I have a csv file that comes from outside, so I am not able to change its definitions or formatting and I have to read it into a database.
The file has some things that look very odd for a csv format and I would like to know if there is a way of importing it using csv.reader or pandas without having to make some specific corrections using regex or similar.
The file uses pipe (|) as delimiter. Look at this two example lines:
1. '11|2000-02-18|Badjora|22|33|44|55|""|""Wood 6.5"" Long Line (Pine - Category:15 m | Humidity max: 13 g/m3)""|4'
2. '333|1999-02-18|Badjora|444|555|666|777|""|"""|4'
Is there a way of interpreting this into the following fields?
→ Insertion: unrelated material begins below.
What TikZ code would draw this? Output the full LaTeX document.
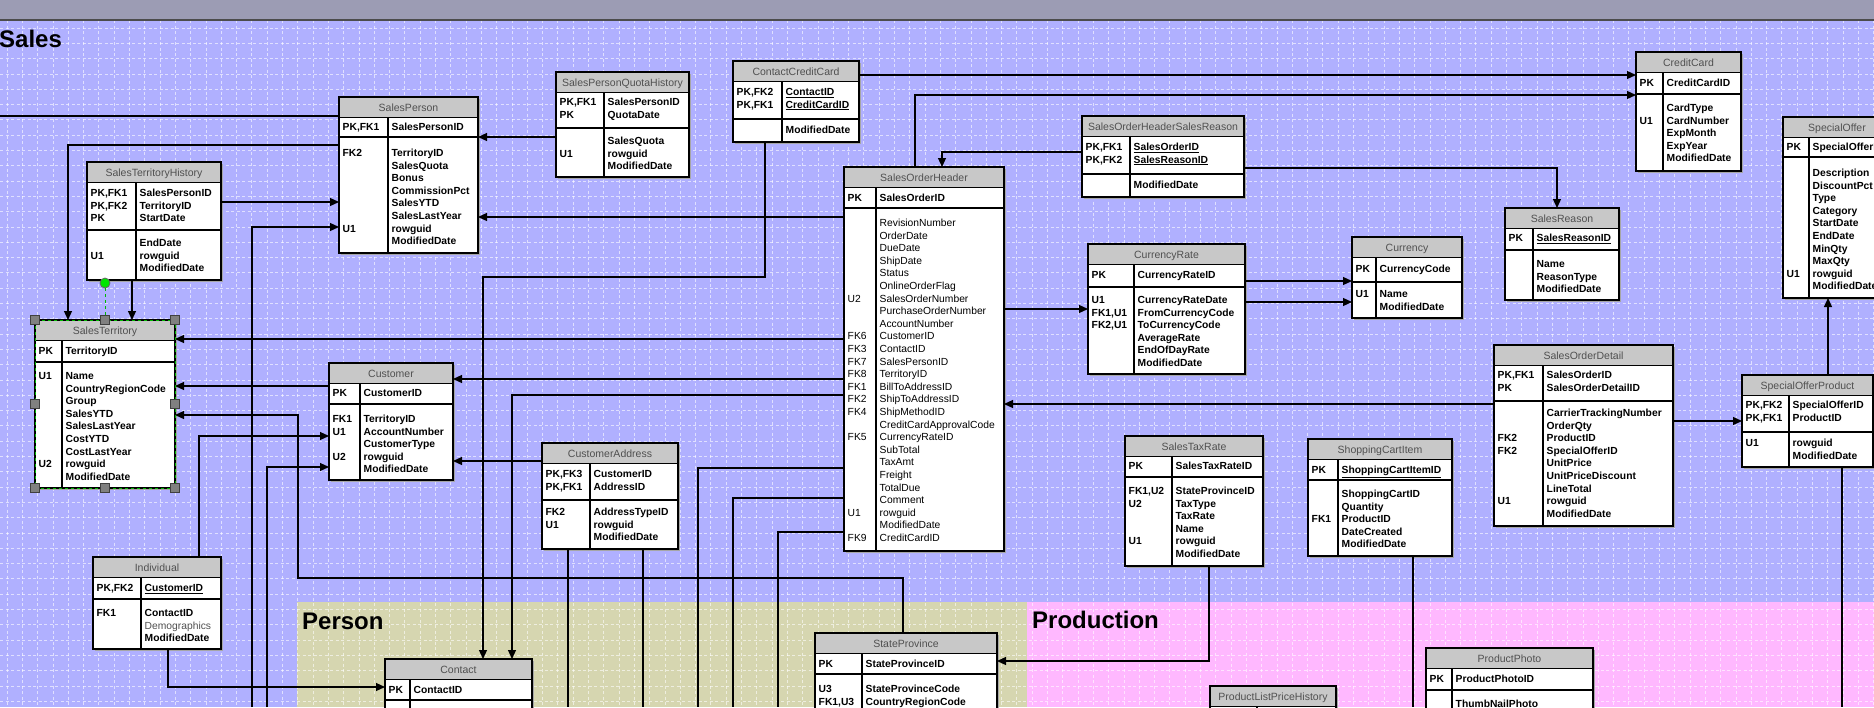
\documentclass[tikz,border=0pt]{standalone}
\usepackage{fontspec}
\setmainfont{Liberation Sans}
\usepackage{tikz}
\usetikzlibrary{arrows.meta,calc}
\definecolor{salesblue}{RGB}{176,176,255}
\definecolor{personkhaki}{RGB}{214,214,176}
\definecolor{prodpink}{RGB}{255,184,255}
\definecolor{topbar}{RGB}{156,156,180}
\definecolor{hdrgray}{RGB}{200,200,200}
\definecolor{titlegray}{RGB}{80,80,80}
\definecolor{selgreen}{RGB}{0,230,0}

% table box: name, title, left, top, right, bottom, key column edge, end of key rows
\newcommand{\dbtable}[8]{%
  \fill[black!35] (#3+2,#4+2) rectangle (#5+2,#6+2);
  \fill[white] (#3,#4) rectangle (#5,#6);
  \fill[hdrgray] (#3,#4) rectangle (#5,#4+20.5);
  \draw[tline] (#3,#4+20.5) -- (#5,#4+20.5) (#3,#8) -- (#5,#8) (#7,#4+20.5) -- (#7,#6);
  \node[tbl,minimum width={(#5-#3)*1pt},minimum height={(#6-#4)*1pt}] (#1) at ({(#3+#5)/2},{(#4+#6)/2}) {};
  \node[ttitle] at ({(#3+#5)/2},#4+14) {#2};
}
% rows: key/field pairs, first row centred at #4
\newcommand{\trows}[5][fld]{%
  \foreach \kname/\fname [count=\i] in {#5} {
    \node[#1] at (#2+3.5,{#4+3.5+12.6*(\i-1)}) {\kname};
    \node[#1] at (#3+3.5,{#4+3.5+12.6*(\i-1)}) {\fname};
  }
}

\begin{document}
\begin{tikzpicture}[x=1pt,y=-1pt,
  tbl/.style={draw,line width=1.3pt,inner sep=0pt,outer sep=0pt},
  tline/.style={line width=1.3pt},
  ttitle/.style={anchor=base,inner sep=0pt,text=titlegray,font=\fontsize{10.5}{12}\selectfont},
  fld/.style={anchor=base west,inner sep=0pt,font=\fontsize{10.3}{12.6}\selectfont\bfseries},
  reg/.style={anchor=base west,inner sep=0pt,font=\fontsize{10.3}{12.6}\selectfont},
  rel/.style={line width=1.2pt},
  fk/.style={rel,-{Triangle[length=9pt,width=8pt]}},
  gridline/.style={white,opacity=0.6,line width=0.7pt,dash pattern=on 3pt off 2.5pt},
  grouplabel/.style={anchor=base west,inner sep=0pt,font=\fontsize{24}{28}\selectfont\bfseries},
  handle/.style={draw=black!75,fill=black!50,line width=0.8pt,minimum size=9pt,inner sep=0pt},
  rothandle/.style={circle,draw=black!60,fill=selgreen,line width=0.8pt,minimum size=10pt,inner sep=0pt}]

\useasboundingbox (0,0) rectangle (1874,707);
\clip (0,0) rectangle (1874,707);

% areas
\fill[topbar] (0,0) rectangle (1874,20);
\fill[salesblue] (0,20) rectangle (1874,707);
\fill[personkhaki] (297,602) rectangle (1027,707);
\fill[prodpink] (1027,602) rectangle (1874,707);
\foreach \gx in {7,22.3,...,1874} \draw[gridline] (\gx,20) -- (\gx,707);
\foreach \gy in {28,43.3,...,707} \draw[gridline] (0,\gy) -- (1874,\gy);
\draw[line width=1.5pt,black!70] (0,20) -- (1874,20);

\node[grouplabel] (saleslbl) at (-1,47) {Sales};
\node[grouplabel] (personlbl) at (302,629) {Person};
\node[grouplabel] (prodlbl) at (1032,628) {Production};

% free ends
\coordinate (empl) at (0,116);
\coordinate (hrline) at (252,707);
\coordinate (storeline) at (267,707);
\coordinate (addrA) at (698,707);
\coordinate (addrB) at (733,707);
\coordinate (addrC) at (778,707);
\coordinate (caaddr) at (568,707);
\coordinate (catype) at (643,707);
\coordinate (sciprod) at (1413,707);
\coordinate (sopprod) at (1842,707);

% tables
\dbtable{sp}{SalesPerson}{339}{97}{478}{253}{388}{137}
\trows{339}{388}{127}{{PK,FK1}/SalesPersonID}
\trows{339}{388}{153}{FK2/TerritoryID,/SalesQuota,/Bonus,/CommissionPct,/SalesYTD,/SalesLastYear,U1/rowguid,/ModifiedDate}

\dbtable{sth}{SalesTerritoryHistory}{87}{162}{221}{280}{136}{230}
\trows{87}{136}{193}{{PK,FK1}/SalesPersonID,{PK,FK2}/TerritoryID,PK/StartDate}
\trows{87}{136}{243}{/EndDate,U1/rowguid,/ModifiedDate}

\dbtable{st}{SalesTerritory}{35}{320}{175}{488}{62}{362}
\trows{35}{62}{351}{PK/TerritoryID}
\trows{35}{62}{376}{U1/Name,/CountryRegionCode,/Group,/SalesYTD,/SalesLastYear,/CostYTD,/CostLastYear,U2/rowguid,/ModifiedDate}

\dbtable{spqh}{SalesPersonQuotaHistory}{556}{72}{689}{177}{604}{128}
\trows{556}{604}{102}{{PK,FK1}/SalesPersonID,PK/QuotaDate}
\trows{556}{604}{141}{/SalesQuota,U1/rowguid,/ModifiedDate}

\dbtable{ccc}{ContactCreditCard}{733}{61}{859}{142}{782}{119}
\trows{733}{782}{92}{{PK,FK2}/\underline{ContactID},{PK,FK1}/\underline{CreditCardID}}
\trows{733}{782}{130}{/ModifiedDate}

\dbtable{soh}{SalesOrderHeader}{844}{167}{1004}{551}{876}{208}
\trows{844}{876}{198}{PK/SalesOrderID}
\trows[reg]{844}{876}{223}{/RevisionNumber,/OrderDate,/DueDate,/ShipDate,/Status,/OnlineOrderFlag,U2/SalesOrderNumber,/PurchaseOrderNumber,/AccountNumber,FK6/CustomerID,FK3/ContactID,FK7/SalesPersonID,FK8/TerritoryID,FK1/BillToAddressID,FK2/ShipToAddressID,FK4/ShipMethodID,/CreditCardApprovalCode,FK5/CurrencyRateID,/SubTotal,/TaxAmt,/Freight,/TotalDue,/Comment,U1/rowguid,/ModifiedDate,FK9/CreditCardID}

\dbtable{sohsr}{SalesOrderHeaderSalesReason}{1082}{116}{1244}{197}{1130}{174}
\trows{1082}{1130}{147}{{PK,FK1}/\underline{SalesOrderID},{PK,FK2}/\underline{SalesReasonID}}
\trows{1082}{1130}{185}{/ModifiedDate}

\dbtable{cc}{CreditCard}{1636}{52}{1741}{171}{1663}{94}
\trows{1636}{1663}{83}{PK/CreditCardID}
\trows{1636}{1663}{108}{/CardType,U1/CardNumber,/ExpMonth,/ExpYear,/ModifiedDate}

\dbtable{so}{SpecialOffer}{1783}{117}{1891}{298}{1809}{157}
\trows{1783}{1809}{147}{PK/SpecialOfferID}
\trows{1783}{1809}{173}{/Description,/DiscountPct,/Type,/Category,/StartDate,/EndDate,/MinQty,/MaxQty,U1/rowguid,/ModifiedDate}

\dbtable{sr}{SalesReason}{1505}{208}{1619}{300}{1533}{250}
\trows{1505}{1533}{238}{PK/\underline{SalesReasonID}}
\trows{1505}{1533}{264}{/Name,/ReasonType,/ModifiedDate}

\dbtable{cur}{Currency}{1352}{237}{1462}{318}{1376}{282}
\trows{1352}{1376}{269}{PK/CurrencyCode}
\trows{1352}{1376}{294}{U1/Name,/ModifiedDate}

\dbtable{cr}{CurrencyRate}{1088}{244}{1245}{374}{1134}{287}
\trows{1088}{1134}{275}{PK/CurrencyRateID}
\trows{1088}{1134}{300}{U1/CurrencyRateDate,{FK1,U1}/FromCurrencyCode,{FK2,U1}/ToCurrencyCode,/AverageRate,/EndOfDayRate,/ModifiedDate}

\dbtable{sod}{SalesOrderDetail}{1494}{345}{1673}{526}{1543}{401}
\trows{1494}{1543}{375}{{PK,FK1}/SalesOrderID,PK/SalesOrderDetailID}
\trows{1494}{1543}{413}{/CarrierTrackingNumber,/OrderQty,FK2/ProductID,FK2/SpecialOfferID,/UnitPrice,/UnitPriceDiscount,/LineTotal,U1/rowguid,/ModifiedDate}

\dbtable{sop}{SpecialOfferProduct}{1742}{375}{1873}{467}{1789}{432}
\trows{1742}{1789}{405}{{PK,FK2}/SpecialOfferID,{PK,FK1}/ProductID}
\trows{1742}{1789}{443}{U1/rowguid,/ModifiedDate}

\dbtable{cus}{Customer}{329}{363}{453}{480}{360}{404}
\trows{329}{360}{393}{PK/CustomerID}
\trows{329}{360}{419}{FK1/TerritoryID,U1/AccountNumber,/CustomerType,U2/rowguid,/ModifiedDate}

\dbtable{ca}{CustomerAddress}{542}{443}{678}{549}{590}{500}
\trows{542}{590}{474}{{PK,FK3}/CustomerID,{PK,FK1}/AddressID}
\trows{542}{590}{512}{FK2/AddressTypeID,U1/rowguid,/ModifiedDate}

\dbtable{ind}{Individual}{93}{557}{221}{649}{141}{599}
\trows{93}{141}{588}{{PK,FK2}/\underline{CustomerID}}
\trows{93}{141}{613}{FK1/ContactID,/{\mdseries\color{titlegray}Demographics},/ModifiedDate}

\dbtable{str}{SalesTaxRate}{1125}{436}{1263}{566}{1172}{477}
\trows{1125}{1172}{466}{PK/SalesTaxRateID}
\trows{1125}{1172}{491}{{FK1,U2}/StateProvinceID,U2/TaxType,/TaxRate,/Name,U1/rowguid,/ModifiedDate}

\dbtable{sci}{ShoppingCartItem}{1308}{439}{1452}{556}{1338}{480}
\trows{1308}{1338}{470}{PK/\underline{ShoppingCartItemID}}
\trows{1308}{1338}{494}{/ShoppingCartID,/Quantity,FK1/ProductID,/DateCreated,/ModifiedDate}

\dbtable{stp}{StateProvince}{815}{633}{997}{760}{862}{674}
\trows{815}{862}{664}{PK/StateProvinceID}
\trows{815}{862}{689}{U3/StateProvinceCode,{FK1,U3}/CountryRegionCode}

\dbtable{con}{Contact}{385}{659}{532}{760}{410}{700}
\trows{385}{410}{690}{PK/ContactID}

\dbtable{pph}{ProductPhoto}{1426}{648}{1593}{760}{1452}{690}
\trows{1426}{1452}{679}{PK/ProductPhotoID}
\trows{1426}{1452}{704}{/ThumbNailPhoto}

\dbtable{plph}{ProductListPriceHistory}{1210}{686}{1336}{760}{1257}{730}

% relationships
\draw[rel] (empl) -- (sp.west |- empl);
\draw[fk] (sp.west |- 0,145) -| (st.north -| 68,0);
\draw[fk] (sth.east |- 0,202) -- (sp.west |- 0,202);
\draw[fk] (sth.south -| 132,0) -- (st.north -| 132,0);
\draw[fk] (hrline) |- (sp.west |- 0,227);
\draw[fk] (soh.west |- 0,217) -- (sp.east |- 0,217);
\draw[fk] (spqh.west |- 0,137) -- (sp.east |- 0,137);
\draw[fk] (ccc.east |- 0,75) -- (cc.west |- 0,75);
\draw[fk] (soh.north -| 915,0) |- (cc.west |- 0,95);
\draw[fk] (ccc.south -| 765,0) |- (483,277) -- (con.north -| 483,0);
\draw[fk] (sohsr.west |- 0,152) -| (soh.north -| 942,0);
\draw[fk] (sohsr.east |- 0,168) -| (sr.north -| 1557,0);
\draw[fk] (soh.west |- 0,339) -- (st.east |- 0,339);
\draw[fk] (soh.west |- 0,379) -- (cus.east |- 0,379);
\draw[fk] (soh.west |- 0,395) -| (con.north -| 512,0);
\draw[fk] (cus.west |- 0,386) -- (st.east |- 0,386);
\draw[fk] (ind.north -| 199,0) |- (cus.west |- 0,436);
\draw[fk] (storeline) |- (cus.west |- 0,467);
\draw[fk] (ca.west |- 0,461) -- (cus.east |- 0,461);
\draw[fk] (stp.north -| 903,0) |- (298,578) |- (st.east |- 0,415);
\draw[rel] (soh.west |- 0,468) -| (addrA);
\draw[rel] (soh.west |- 0,498) -| (addrB);
\draw[rel] (soh.west |- 0,532) -| (addrC);
\draw[rel] (ca.south -| caaddr) -- (caaddr);
\draw[rel] (ca.south -| catype) -- (catype);
\draw[fk] (ind.south -| 168,0) |- (con.west |- 0,687);
\draw[fk] (soh.east |- 0,309) -- (cr.west |- 0,309);
\draw[fk] (cr.east |- 0,281) -- (cur.west |- 0,281);
\draw[fk] (cr.east |- 0,302) -- (cur.west |- 0,302);
\draw[fk] (sod.west |- 0,404) -- (soh.east |- 0,404);
\draw[fk] (sod.east |- 0,421) -- (sop.west |- 0,421);
\draw[fk] (sop.north -| 1828,0) -- (so.south -| 1828,0);
\draw[rel] (sop.south -| sopprod) -- (sopprod);
\draw[rel] (sci.south -| sciprod) -- (sciprod);
\draw[fk] (str.south -| 1209,0) |- (stp.east |- 0,661);

% selection on SalesTerritory
\draw[selgreen!80!black,line width=1pt,dash pattern=on 3pt off 3pt] (st.north west) rectangle (st.south east);
\node[rothandle] (rot) at (105,283) {};
\draw[selgreen!80!black,line width=1pt,dash pattern=on 3pt off 3pt] (rot) -- (st.north);
\foreach \a in {north west,north,north east,west,east,south west,south,south east}
  \node[handle] at (st.\a) {};

\end{tikzpicture}
\end{document}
1. 11,2000-02-18,Badjora,22,33,44,55,,"Wood 6.5"" Long Line (Pine - Category:15 m | Humidity max: 13 g/m3)",4
2. 333,1999-02-18,Badjora,444,555,666,777,,",4
Something like "consider everything enclosed between quotes".
I tried to play with the different options of import settings but with no success. It seems that this format is not valid for csv.
Thank you very much in advance.
Regards to all
Came up with this hacky regex delimiter with pandas that would work for your given example. I don't recommend doing this and advice to actually fix the csv using regex. Anyway here you go:
pd.read_csv('sample.csv', sep=r'"?(?<!\s)\|(?!\s)"?', engine='python', header=None)
There are still areas this could break for example a pipe without any spaces near it. Also an actual separator pipe having spaces before / after it. The main problem is your csv has unescaped quotes causing these problems.